In the produce aisle, several green, onion-like options can look almost identical at first glance. However, each brings its own taste, texture, and culinary purpose. Understanding these differences helps you select the right ingredient for each recipe, improving flavor while avoiding unnecessary substitutions or confusion in the kitchen.
Scallions—often called green onions—are the same ingredient. They are harvested early, before a bulb fully develops, which gives them a slim white base and long green stalks. Their flavor is light, slightly sweet, and not overpowering. Both parts are edible: the white section offers a bit more intensity, while the green tops are softer and fresher in taste. They work well both raw and lightly cooked, making them a versatile addition to salads, soups, eggs, and quick stir-fries.
Spring onions, on the other hand, are allowed to grow a bit longer and develop a small bulb at the base. This gives them a deeper, more pronounced flavor, closer to that of traditional onions but still milder. The bulb can be cooked in various ways—such as grilling, roasting, or sautéing—while the green tops remain useful as a garnish. Their balanced profile makes them suitable for both cooked dishes and finishing touches.

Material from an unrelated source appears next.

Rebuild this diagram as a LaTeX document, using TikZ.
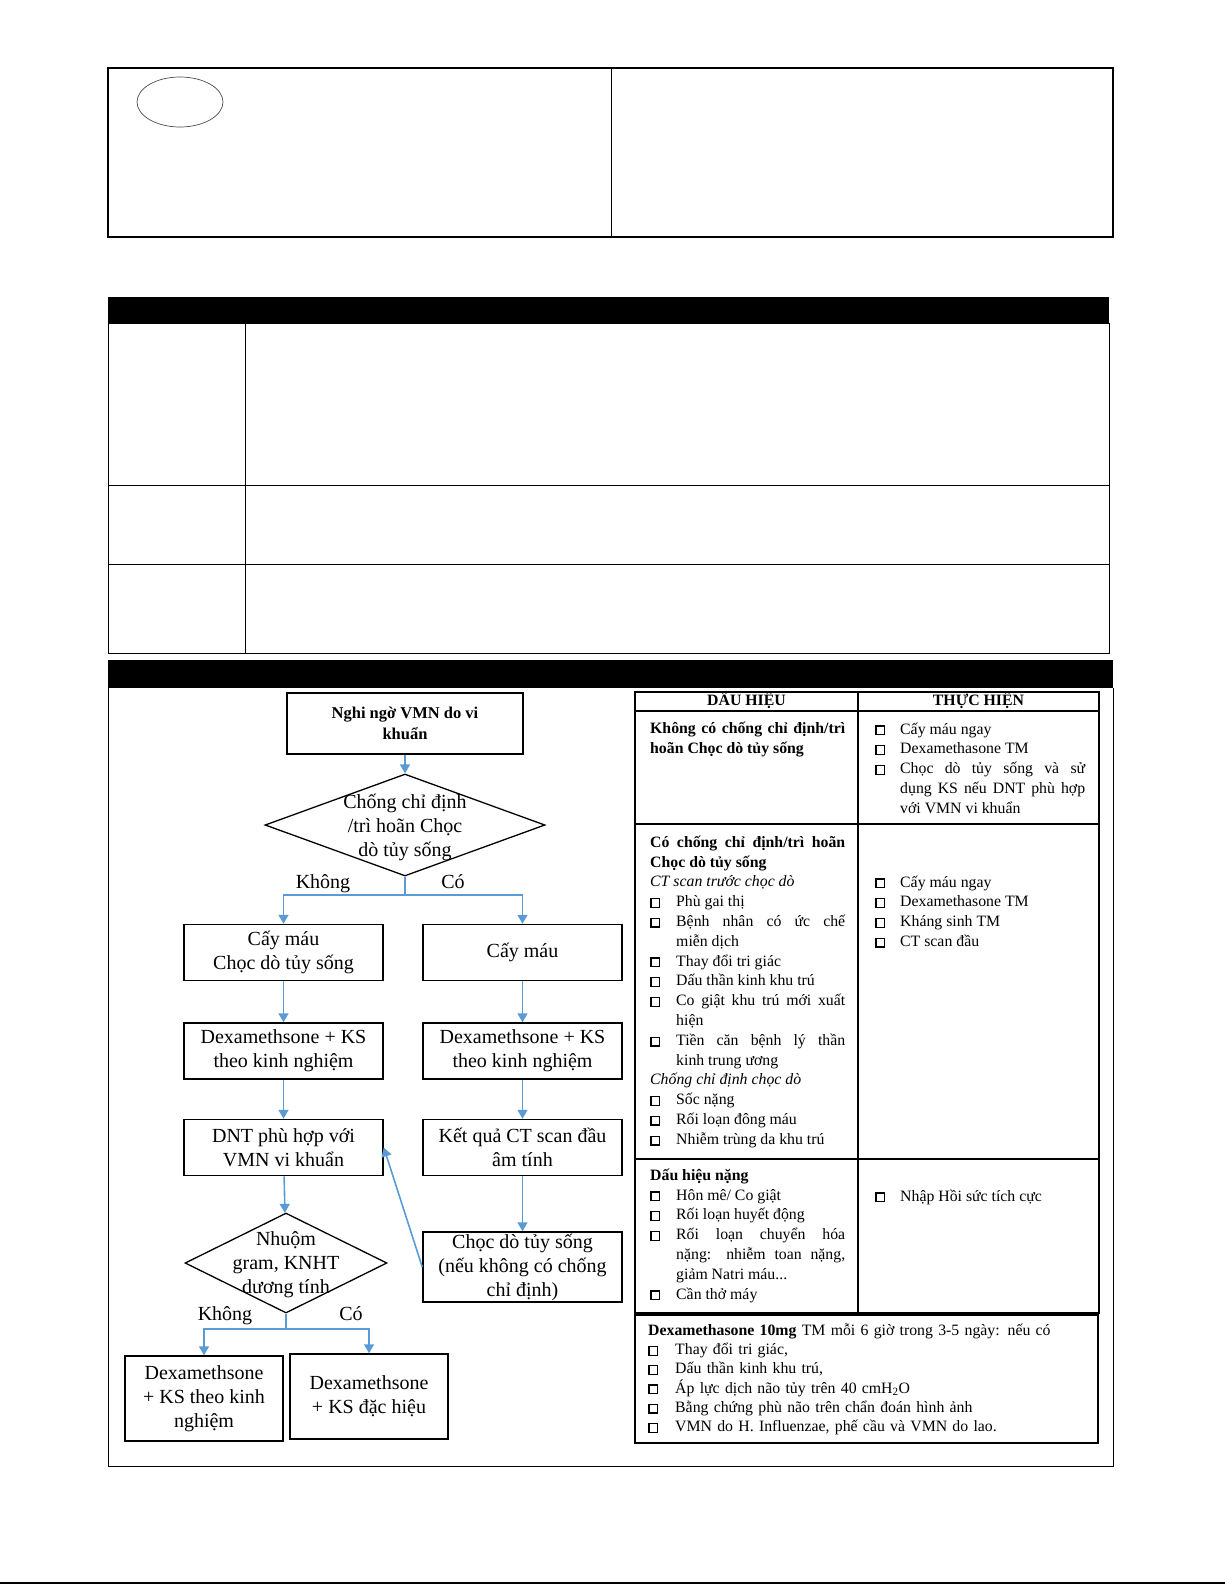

Chives stand apart as a delicate herb rather than a vegetable. They have thin, grass-like stems and no bulb, with a very mild, subtle onion flavor. Because of their softness, they are best used fresh, added at the end of cooking or sprinkled over dishes like soups, potatoes, eggs, or dips. By recognizing how each of these ingredients differs, it becomes easier to enhance everyday meals with the right level of flavor and freshness.